Weekly blog #4 (week 8): 15/07 to 21/07

tomasb
Published: 07/21/2019

Hey. During week 8 I was working mostly on my own, since one of my mentors was on holidays. I did a few things, but on some days productivity or “throughput” just wasn’t good. Let me tell you about it.

 

Starting with text, I trained more text classifiers for manual tests, and opened a PR for the text codebase in ELI5 itself. In the codebase I did some refactoring and fixed broken image tests. I also added character-level explanations, and an option to remove pre-padding in text input.

 

Did I mention “character-level”? Indeed I managed to resolve last blog’s issue of low accuracy for a character-based network. Solution?
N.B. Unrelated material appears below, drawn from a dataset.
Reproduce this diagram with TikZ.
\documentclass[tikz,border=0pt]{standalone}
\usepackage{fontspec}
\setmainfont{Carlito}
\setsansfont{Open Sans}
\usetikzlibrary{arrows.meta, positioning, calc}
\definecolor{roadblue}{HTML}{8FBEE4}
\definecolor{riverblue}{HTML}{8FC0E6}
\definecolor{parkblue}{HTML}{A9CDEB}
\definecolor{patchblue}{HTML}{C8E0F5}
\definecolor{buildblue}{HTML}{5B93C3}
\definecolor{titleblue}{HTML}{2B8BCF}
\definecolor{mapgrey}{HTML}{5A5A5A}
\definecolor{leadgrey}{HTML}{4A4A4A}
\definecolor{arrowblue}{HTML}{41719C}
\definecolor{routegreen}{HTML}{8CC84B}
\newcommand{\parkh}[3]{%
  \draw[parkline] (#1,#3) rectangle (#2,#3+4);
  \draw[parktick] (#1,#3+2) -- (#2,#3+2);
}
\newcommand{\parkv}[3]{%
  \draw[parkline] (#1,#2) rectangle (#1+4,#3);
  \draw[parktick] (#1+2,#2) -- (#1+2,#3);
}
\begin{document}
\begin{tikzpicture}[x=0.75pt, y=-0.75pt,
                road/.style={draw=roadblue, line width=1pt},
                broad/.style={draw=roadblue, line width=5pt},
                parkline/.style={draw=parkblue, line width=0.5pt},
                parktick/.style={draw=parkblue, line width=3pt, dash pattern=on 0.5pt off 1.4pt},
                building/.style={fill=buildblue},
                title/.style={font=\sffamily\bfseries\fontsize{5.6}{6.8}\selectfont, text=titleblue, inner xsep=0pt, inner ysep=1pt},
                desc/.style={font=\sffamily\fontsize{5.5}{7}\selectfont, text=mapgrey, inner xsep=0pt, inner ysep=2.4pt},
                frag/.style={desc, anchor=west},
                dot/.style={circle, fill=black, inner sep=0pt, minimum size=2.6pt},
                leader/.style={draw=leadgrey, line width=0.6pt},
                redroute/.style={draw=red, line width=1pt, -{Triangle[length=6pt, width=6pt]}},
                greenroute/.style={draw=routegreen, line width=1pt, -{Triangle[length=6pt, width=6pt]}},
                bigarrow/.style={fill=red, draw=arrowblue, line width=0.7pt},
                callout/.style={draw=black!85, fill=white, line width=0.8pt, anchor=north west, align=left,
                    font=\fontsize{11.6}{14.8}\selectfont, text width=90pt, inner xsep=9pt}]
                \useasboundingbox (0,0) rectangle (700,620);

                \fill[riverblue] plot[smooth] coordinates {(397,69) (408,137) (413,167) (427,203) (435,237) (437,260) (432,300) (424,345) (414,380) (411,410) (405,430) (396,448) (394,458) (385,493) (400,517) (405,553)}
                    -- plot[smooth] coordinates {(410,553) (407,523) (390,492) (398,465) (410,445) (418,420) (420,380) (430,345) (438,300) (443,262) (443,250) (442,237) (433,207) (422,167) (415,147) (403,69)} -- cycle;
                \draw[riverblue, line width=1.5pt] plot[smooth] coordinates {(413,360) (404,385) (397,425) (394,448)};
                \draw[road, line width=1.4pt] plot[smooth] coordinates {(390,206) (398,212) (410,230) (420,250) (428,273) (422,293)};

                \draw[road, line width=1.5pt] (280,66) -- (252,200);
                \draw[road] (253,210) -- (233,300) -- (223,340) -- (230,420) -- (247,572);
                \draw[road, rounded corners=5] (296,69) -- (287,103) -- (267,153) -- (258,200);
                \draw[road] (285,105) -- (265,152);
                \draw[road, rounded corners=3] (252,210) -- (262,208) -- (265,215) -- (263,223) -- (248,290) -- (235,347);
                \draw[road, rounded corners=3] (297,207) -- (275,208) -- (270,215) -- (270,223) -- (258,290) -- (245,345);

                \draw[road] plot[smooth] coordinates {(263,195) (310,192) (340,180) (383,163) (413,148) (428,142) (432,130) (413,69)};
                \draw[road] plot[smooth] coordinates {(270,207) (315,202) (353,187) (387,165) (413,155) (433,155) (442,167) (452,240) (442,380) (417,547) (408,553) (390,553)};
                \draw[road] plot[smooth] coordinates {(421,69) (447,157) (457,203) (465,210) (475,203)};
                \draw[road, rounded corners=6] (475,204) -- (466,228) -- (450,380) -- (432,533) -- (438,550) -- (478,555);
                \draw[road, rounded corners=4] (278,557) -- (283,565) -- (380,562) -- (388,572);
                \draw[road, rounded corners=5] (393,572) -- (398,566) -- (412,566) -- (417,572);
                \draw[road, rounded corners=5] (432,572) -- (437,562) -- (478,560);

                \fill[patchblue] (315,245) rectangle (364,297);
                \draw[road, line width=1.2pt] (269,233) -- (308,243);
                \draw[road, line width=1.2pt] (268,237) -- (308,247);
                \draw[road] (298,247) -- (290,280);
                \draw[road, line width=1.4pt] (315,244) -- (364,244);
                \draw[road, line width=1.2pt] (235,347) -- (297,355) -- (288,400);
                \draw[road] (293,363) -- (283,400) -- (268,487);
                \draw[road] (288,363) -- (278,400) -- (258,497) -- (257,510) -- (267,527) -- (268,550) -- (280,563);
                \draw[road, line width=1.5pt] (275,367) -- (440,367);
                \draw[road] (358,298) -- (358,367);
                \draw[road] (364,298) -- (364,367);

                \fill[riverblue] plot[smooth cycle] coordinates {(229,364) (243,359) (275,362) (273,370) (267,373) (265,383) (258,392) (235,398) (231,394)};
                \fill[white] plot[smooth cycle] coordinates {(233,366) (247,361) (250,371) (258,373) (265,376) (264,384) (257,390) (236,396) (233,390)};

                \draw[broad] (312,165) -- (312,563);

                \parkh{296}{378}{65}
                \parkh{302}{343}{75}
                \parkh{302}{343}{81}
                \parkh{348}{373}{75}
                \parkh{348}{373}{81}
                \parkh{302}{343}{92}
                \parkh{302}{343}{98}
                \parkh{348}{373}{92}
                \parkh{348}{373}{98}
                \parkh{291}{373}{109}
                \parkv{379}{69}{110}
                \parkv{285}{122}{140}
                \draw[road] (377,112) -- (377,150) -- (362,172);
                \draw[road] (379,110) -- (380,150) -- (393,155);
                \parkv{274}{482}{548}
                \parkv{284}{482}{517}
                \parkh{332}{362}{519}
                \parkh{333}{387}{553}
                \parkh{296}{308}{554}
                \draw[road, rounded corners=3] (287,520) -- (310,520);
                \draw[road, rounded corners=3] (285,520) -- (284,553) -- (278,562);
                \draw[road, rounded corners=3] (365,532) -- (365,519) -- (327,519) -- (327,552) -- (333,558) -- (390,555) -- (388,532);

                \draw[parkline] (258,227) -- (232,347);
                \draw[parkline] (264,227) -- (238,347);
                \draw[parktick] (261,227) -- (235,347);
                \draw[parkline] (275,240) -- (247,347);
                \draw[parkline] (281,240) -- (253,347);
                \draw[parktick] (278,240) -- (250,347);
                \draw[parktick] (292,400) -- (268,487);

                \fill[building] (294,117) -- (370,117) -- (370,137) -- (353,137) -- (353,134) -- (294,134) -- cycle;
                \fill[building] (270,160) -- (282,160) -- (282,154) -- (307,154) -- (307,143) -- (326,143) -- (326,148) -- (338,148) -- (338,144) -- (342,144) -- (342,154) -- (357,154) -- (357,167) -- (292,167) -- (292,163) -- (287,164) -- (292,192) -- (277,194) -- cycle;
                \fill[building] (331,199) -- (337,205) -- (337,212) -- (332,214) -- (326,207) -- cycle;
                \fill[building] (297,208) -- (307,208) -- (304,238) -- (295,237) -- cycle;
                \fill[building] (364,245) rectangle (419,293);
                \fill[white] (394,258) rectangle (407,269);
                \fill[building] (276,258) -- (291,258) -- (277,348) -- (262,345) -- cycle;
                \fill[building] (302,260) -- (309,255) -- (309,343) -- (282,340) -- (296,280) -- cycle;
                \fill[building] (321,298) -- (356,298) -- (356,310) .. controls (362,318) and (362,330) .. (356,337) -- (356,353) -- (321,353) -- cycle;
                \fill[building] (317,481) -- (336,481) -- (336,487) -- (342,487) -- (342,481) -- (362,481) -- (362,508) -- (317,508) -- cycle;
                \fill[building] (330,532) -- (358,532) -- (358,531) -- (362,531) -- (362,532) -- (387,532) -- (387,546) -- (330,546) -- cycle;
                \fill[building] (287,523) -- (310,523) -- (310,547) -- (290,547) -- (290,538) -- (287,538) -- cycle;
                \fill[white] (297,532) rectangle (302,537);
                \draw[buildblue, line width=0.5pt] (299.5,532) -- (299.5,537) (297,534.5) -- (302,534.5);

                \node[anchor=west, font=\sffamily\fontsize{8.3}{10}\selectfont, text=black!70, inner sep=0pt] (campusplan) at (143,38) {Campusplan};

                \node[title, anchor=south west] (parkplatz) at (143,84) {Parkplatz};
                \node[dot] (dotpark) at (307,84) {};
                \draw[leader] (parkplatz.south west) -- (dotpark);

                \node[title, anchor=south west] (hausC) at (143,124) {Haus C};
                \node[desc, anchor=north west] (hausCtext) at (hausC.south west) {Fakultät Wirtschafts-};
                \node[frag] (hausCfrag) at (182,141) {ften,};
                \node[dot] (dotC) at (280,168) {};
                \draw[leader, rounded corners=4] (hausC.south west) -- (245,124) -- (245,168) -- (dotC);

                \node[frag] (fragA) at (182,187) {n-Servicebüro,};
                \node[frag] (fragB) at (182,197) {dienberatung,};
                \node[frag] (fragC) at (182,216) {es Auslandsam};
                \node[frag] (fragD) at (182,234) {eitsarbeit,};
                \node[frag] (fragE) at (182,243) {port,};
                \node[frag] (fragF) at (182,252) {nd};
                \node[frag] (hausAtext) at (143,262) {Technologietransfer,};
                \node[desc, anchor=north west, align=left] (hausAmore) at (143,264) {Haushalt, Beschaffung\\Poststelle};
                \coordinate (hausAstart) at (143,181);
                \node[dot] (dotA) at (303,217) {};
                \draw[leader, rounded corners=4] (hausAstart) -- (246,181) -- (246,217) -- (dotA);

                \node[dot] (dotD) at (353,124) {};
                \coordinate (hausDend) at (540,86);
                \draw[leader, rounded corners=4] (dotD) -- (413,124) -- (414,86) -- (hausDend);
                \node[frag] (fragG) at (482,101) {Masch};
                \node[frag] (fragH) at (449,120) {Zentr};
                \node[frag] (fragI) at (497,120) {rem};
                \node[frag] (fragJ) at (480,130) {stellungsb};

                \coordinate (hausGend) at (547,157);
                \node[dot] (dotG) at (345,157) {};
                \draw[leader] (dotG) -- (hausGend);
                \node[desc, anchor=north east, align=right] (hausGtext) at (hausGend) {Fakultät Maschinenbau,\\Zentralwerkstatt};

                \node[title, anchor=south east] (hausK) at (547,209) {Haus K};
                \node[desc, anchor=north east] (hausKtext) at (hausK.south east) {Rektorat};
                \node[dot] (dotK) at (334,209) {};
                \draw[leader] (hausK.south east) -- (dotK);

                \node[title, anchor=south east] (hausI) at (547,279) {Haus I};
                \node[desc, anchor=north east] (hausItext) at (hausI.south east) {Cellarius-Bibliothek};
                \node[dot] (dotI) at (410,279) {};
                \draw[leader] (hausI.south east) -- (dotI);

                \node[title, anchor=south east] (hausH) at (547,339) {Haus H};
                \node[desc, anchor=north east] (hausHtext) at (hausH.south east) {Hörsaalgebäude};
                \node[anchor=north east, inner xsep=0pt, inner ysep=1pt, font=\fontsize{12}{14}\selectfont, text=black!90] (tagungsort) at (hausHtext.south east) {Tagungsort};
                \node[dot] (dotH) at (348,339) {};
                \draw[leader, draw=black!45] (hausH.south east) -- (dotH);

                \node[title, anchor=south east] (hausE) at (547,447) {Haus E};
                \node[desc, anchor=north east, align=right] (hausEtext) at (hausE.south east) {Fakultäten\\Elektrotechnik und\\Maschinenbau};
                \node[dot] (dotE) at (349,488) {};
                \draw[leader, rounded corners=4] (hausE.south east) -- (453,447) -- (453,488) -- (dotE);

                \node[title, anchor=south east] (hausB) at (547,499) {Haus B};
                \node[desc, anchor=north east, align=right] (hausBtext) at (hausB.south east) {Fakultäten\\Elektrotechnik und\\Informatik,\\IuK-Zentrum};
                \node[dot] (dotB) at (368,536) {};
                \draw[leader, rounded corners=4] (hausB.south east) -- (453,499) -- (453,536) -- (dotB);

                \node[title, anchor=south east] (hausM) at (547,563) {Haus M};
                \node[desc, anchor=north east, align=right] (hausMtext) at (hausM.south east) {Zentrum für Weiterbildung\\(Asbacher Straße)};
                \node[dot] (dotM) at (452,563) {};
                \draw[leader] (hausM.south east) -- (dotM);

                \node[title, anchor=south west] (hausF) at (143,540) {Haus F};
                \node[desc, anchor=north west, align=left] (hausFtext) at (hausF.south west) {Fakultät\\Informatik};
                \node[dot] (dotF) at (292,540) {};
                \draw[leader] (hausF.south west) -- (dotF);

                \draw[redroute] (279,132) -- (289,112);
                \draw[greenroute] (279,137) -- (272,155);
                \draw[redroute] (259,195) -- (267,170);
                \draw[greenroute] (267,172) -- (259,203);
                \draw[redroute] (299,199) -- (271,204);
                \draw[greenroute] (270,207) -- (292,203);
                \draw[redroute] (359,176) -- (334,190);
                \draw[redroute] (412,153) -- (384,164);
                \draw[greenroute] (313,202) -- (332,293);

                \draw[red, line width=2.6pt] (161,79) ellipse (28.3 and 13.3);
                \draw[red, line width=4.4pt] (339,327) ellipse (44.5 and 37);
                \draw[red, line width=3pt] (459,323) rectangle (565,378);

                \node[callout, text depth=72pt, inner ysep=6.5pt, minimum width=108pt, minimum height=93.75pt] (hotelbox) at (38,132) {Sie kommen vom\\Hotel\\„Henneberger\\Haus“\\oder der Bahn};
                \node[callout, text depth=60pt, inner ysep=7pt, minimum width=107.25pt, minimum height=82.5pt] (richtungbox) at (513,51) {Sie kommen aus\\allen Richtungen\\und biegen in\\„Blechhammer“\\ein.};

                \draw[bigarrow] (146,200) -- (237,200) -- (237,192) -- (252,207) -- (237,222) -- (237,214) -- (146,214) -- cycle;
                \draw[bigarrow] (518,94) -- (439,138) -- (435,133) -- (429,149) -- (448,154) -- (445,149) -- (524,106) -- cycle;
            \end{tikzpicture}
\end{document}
Increase batch size from 30 to 500. http://theorangeduck.com/page/neural-network-not-working and http://karpathy.github.io/2019/04/25/recipe/ gave some ideas. (This fix was quite random and I got lucky, so I still have the problem of knowing how to train neural nets!)

 

I also trained a network with multiple LSTM layers. Training on CPU, first time things didn’t go past epoch 1. My sequences were way too long, so the solution was to reduce their length. In my case I found that LSTM’s realistically only work for about 100 tokens.

 

An interesting issue regarding refactoring the text codebase was to do with how to handle duplicate function arguments. Specifically we have a dispatcher function and multiple concrete functions. These concrete functions have unique arguments, but also share some. See https://github.com/TeamHG-Memex/eli5/blob/453b0da382db2507972cf31bb25e68dae5674b57/eli5/keras/explain_prediction.py for an example. I ended up not using any **kwargs magic and typed out all the arguments in the dispatcher and concrete functions myself (readable, but need to watch when making changes).

 

I followed through the PyTorch 60 minute blitz tutorial (mostly just copy pasting code and looking up docs for some objects). I must admit that I didn’t understand autograd, and I will need to go through it more carefully for gradient calculations.

 

I went on to load a pretrained model from torchvision and the imagenet dataset (since the dataset is 150 GB, I loaded just a few local samples). I will use this set up when creating Grad-CAM code.

 

Workflow wise, I discovered that using the PYTHONPATH variable, for example running `PYTHONPATH=$PWD/SOMEPATH jupyter notebook` is a convenient way to make sure Python can find your local modules. This is much easier than relocating your scripts or modifying sys.path.

 

Work on first image PR has stopped. Improvements to it are now being done through the second text PR.

 

So what I could’ve done more productivity-wise? I wish I could’ve progressed the text PR more. It is in a very early WIP stage still, with no tests, docs, and sprinkled with TODO’s/FIXME’s. Regarding PyTorch I wish I could’ve coded some experimental Grad-CAM code. Overall it is hard to not get lazy when working without “checks”, like leaving a comment about what you are working on or syncing up in more detail during the week.

 

For next week we have a second evaluation. I heard that I will have to submit PR’s, so it would be good to do two things: open a PyTorch ‘WIP’ PR once I get some Grad-CAM code, and remove the ‘WIP’ label from the text PR.


 

That’s it for the week. Hope the next one is productive!